Starting at the first line of the listing below, repeat each line exactly until the line containing "const outliersWE = [[33.4, 34.2, 42.2], [32.9], [0], []];", which you include. Leave out pictures.
********
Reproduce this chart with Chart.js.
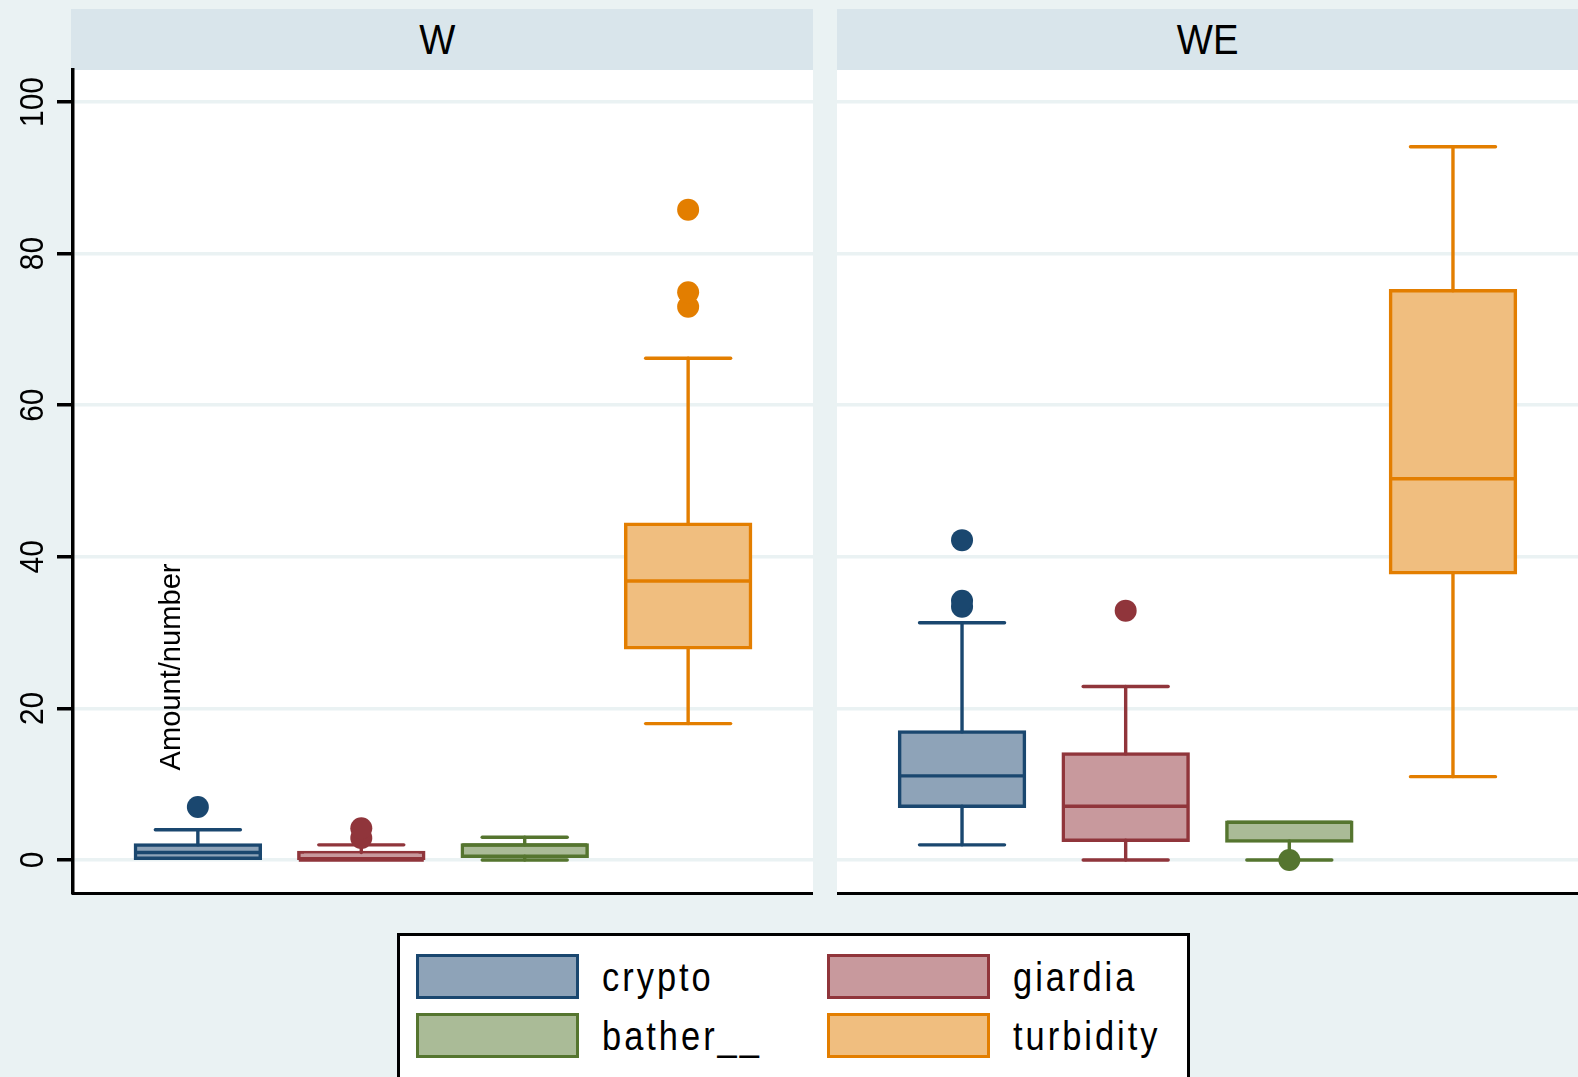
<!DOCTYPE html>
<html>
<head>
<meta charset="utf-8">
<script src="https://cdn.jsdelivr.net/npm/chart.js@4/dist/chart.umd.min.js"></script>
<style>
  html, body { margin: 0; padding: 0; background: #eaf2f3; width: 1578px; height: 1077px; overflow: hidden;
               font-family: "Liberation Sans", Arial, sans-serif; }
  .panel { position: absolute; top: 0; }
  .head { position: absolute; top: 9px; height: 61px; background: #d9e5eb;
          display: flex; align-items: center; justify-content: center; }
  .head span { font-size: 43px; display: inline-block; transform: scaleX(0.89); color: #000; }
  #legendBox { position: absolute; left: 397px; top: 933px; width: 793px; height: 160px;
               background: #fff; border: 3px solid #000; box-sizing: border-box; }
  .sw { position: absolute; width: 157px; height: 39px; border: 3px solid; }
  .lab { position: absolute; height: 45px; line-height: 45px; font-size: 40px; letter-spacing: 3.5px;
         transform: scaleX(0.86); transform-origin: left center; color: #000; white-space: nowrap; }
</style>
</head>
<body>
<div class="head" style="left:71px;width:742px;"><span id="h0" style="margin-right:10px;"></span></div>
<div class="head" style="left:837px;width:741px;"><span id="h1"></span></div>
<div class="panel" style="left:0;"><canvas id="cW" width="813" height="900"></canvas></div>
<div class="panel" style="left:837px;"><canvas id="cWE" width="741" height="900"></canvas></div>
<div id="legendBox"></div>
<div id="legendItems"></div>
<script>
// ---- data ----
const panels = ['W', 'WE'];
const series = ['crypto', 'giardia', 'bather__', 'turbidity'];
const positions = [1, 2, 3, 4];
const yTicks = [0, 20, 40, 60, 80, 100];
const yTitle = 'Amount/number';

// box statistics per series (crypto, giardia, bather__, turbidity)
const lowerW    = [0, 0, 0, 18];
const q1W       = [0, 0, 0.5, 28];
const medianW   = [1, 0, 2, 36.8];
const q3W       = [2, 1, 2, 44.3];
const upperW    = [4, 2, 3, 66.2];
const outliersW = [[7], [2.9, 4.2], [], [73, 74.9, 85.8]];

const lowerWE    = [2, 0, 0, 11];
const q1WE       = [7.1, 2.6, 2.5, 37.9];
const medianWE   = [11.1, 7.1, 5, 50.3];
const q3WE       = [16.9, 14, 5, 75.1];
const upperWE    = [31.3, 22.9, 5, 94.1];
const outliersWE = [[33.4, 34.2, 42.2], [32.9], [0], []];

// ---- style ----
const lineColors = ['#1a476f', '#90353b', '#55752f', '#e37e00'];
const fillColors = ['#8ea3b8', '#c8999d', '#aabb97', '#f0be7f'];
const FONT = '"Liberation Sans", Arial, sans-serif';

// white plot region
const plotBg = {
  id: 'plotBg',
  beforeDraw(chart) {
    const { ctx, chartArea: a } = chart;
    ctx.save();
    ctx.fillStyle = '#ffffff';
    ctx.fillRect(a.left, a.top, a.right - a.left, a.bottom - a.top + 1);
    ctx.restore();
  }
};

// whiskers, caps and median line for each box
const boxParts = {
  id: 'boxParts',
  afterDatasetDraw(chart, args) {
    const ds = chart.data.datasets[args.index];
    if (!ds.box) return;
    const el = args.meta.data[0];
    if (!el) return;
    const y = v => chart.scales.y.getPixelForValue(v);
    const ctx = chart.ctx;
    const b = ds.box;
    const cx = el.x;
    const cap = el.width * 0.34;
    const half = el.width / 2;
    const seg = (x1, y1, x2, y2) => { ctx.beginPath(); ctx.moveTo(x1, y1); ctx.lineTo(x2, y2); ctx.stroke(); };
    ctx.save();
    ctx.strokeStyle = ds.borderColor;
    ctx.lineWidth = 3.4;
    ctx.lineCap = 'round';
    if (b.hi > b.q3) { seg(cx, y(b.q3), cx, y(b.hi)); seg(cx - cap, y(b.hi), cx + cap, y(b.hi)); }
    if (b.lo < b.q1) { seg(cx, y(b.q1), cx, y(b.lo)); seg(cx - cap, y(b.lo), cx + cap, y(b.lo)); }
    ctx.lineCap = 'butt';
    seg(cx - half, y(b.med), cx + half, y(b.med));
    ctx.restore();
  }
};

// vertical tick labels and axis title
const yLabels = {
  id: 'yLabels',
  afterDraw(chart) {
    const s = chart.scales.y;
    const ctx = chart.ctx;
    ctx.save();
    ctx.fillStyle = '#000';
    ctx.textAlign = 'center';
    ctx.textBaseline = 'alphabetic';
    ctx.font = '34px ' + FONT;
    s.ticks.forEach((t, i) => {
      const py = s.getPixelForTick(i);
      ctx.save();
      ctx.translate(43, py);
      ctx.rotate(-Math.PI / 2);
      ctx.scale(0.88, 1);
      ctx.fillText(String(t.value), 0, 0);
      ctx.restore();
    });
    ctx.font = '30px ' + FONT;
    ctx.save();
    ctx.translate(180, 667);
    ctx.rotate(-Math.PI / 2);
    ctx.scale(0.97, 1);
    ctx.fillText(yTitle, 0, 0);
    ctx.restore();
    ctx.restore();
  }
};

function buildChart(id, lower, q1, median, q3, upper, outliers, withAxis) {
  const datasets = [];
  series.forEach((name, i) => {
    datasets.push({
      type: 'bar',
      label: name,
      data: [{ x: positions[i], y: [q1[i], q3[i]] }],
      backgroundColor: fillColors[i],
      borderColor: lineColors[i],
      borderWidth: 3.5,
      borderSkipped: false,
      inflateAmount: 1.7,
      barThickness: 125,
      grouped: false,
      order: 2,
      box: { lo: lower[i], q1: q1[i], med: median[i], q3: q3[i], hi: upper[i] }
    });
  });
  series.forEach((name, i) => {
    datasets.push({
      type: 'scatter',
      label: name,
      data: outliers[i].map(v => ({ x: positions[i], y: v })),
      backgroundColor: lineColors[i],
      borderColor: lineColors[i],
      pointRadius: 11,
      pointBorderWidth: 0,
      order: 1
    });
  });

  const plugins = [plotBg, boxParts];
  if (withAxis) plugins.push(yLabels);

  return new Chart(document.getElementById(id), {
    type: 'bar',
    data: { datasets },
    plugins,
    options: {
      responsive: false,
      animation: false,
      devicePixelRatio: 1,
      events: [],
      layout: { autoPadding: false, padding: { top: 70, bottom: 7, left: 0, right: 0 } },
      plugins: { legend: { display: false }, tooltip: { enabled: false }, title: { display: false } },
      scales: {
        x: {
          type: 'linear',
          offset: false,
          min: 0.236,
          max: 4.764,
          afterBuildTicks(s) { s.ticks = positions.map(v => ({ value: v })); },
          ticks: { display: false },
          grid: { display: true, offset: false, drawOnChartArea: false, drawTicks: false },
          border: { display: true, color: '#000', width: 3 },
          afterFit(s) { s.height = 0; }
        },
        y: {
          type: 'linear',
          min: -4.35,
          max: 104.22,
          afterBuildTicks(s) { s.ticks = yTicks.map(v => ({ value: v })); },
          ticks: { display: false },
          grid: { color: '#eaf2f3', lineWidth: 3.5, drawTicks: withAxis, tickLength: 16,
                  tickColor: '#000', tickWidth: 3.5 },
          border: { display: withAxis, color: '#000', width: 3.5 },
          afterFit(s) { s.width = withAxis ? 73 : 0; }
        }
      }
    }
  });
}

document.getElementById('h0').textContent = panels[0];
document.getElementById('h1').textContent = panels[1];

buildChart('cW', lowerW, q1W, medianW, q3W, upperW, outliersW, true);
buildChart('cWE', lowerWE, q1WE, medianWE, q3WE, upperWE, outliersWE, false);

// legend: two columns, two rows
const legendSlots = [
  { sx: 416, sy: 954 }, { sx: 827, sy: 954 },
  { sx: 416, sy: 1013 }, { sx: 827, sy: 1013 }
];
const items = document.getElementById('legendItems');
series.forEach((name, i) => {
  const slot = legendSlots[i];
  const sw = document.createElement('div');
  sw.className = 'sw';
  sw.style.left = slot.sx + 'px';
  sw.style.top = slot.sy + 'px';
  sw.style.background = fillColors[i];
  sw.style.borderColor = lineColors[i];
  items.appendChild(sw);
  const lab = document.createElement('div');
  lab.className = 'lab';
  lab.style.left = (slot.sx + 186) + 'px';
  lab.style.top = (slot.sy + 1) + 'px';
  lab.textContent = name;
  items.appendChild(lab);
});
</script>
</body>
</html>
********
■ Exercise output
Reproduce this chart with Chart.js.
<!DOCTYPE html>
<html>
<head>
<meta charset="utf-8">
<script src="https://cdn.jsdelivr.net/npm/chart.js@4/dist/chart.umd.min.js"></script>
<style>
  html, body { margin: 0; padding: 0; background: #eaf2f3; width: 1578px; height: 1077px; overflow: hidden;
               font-family: "Liberation Sans", Arial, sans-serif; }
  .panel { position: absolute; top: 0; }
  .head { position: absolute; top: 9px; height: 61px; background: #d9e5eb;
          display: flex; align-items: center; justify-content: center; }
  .head span { font-size: 43px; display: inline-block; transform: scaleX(0.89); color: #000; }
  #legendBox { position: absolute; left: 397px; top: 933px; width: 793px; height: 160px;
               background: #fff; border: 3px solid #000; box-sizing: border-box; }
  .sw { position: absolute; width: 157px; height: 39px; border: 3px solid; }
  .lab { position: absolute; height: 45px; line-height: 45px; font-size: 40px; letter-spacing: 3.5px;
         transform: scaleX(0.86); transform-origin: left center; color: #000; white-space: nowrap; }
</style>
</head>
<body>
<div class="head" style="left:71px;width:742px;"><span id="h0" style="margin-right:10px;"></span></div>
<div class="head" style="left:837px;width:741px;"><span id="h1"></span></div>
<div class="panel" style="left:0;"><canvas id="cW" width="813" height="900"></canvas></div>
<div class="panel" style="left:837px;"><canvas id="cWE" width="741" height="900"></canvas></div>
<div id="legendBox"></div>
<div id="legendItems"></div>
<script>
// ---- data ----
const panels = ['W', 'WE'];
const series = ['crypto', 'giardia', 'bather__', 'turbidity'];
const positions = [1, 2, 3, 4];
const yTicks = [0, 20, 40, 60, 80, 100];
const yTitle = 'Amount/number';

// box statistics per series (crypto, giardia, bather__, turbidity)
const lowerW    = [0, 0, 0, 18];
const q1W       = [0, 0, 0.5, 28];
const medianW   = [1, 0, 2, 36.8];
const q3W       = [2, 1, 2, 44.3];
const upperW    = [4, 2, 3, 66.2];
const outliersW = [[7], [2.9, 4.2], [], [73, 74.9, 85.8]];

const lowerWE    = [2, 0, 0, 11];
const q1WE       = [7.1, 2.6, 2.5, 37.9];
const medianWE   = [11.1, 7.1, 5, 50.3];
const q3WE       = [16.9, 14, 5, 75.1];
const upperWE    = [31.3, 22.9, 5, 94.1];
const outliersWE = [[33.4, 34.2, 42.2], [32.9], [0], []];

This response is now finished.